Потом появились фотографии военных лет. Дядя Тоня в офицерской шинели и в шапке, с большими рукавицами в руках. Он после ранения. Рукавицы заслоняли пальцы одной из рук, и мои родители, когда получили эту фотографию, думали, что так сфотографировано умышленно, чтобы не видно было, что нет пальцев. Потом выяснилось, что пальцы целы. Была также фотография дяди Яши, второго маминого брата. Он в морской офицерской форме среди своих сослуживцев. Была в альбоме уже фотография меня в годы войны. Я пострижен наголо, на мне рубашка из гимнастёрочной ткани.
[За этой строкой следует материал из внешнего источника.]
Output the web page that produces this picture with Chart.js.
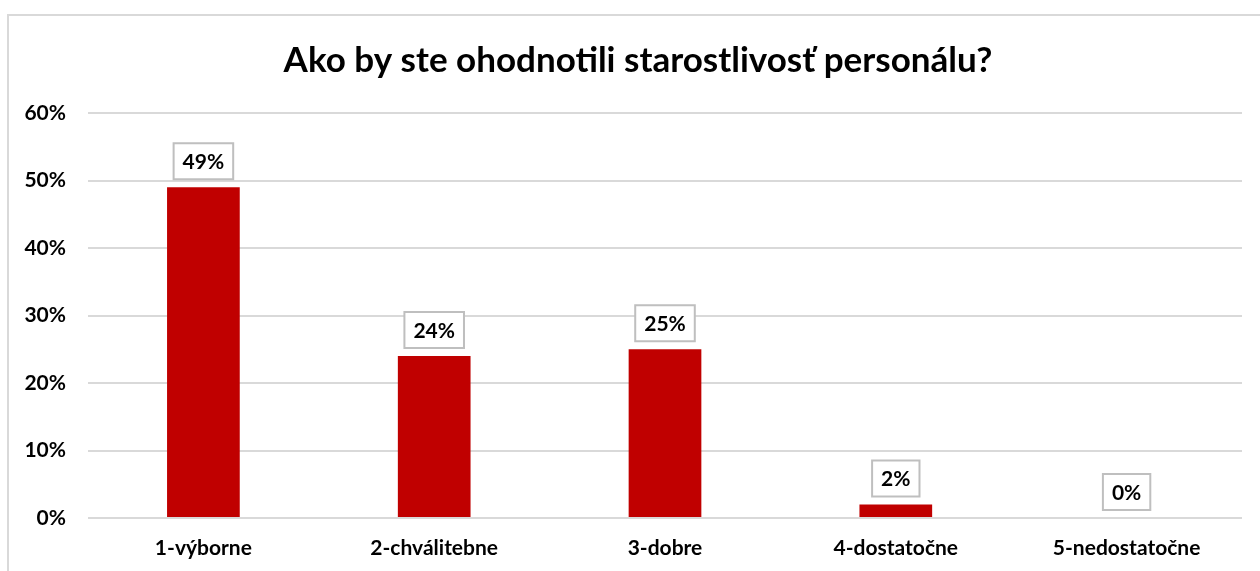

На этой фотографии я уже похож на себя.

Во время войны в эвакуацию среди немногих вещей мама забрала и этот тяжёлый альбом и тащила его через всю страну. После смерти родителей сестра оставила альбом у себя. Потом в суматохе отъезда в Израиль она отдала его кому-то из остающихся. Сейчас я очень жалею, что мы не сохранили этот альбом. Многое в молодости не кажется таким значимым, многое не ценишь, ни вещей, ни людей, ни их отношения к тебе, ни их рассказы о своей жизни. Я жалею, что мало расспрашивал родителей об их жизни и родственниках. А ведь их жизнь и их время ушли вместе с ними.

Когда я пытаюсь рассказать своим детям о прошлом, я вижу, что это их также мало интересует, как мало интересовало меня в моей молодости. Может быть, также и поэтому хочется перенести на бумагу то немногое, что я знаю о прошлом и ещё помню.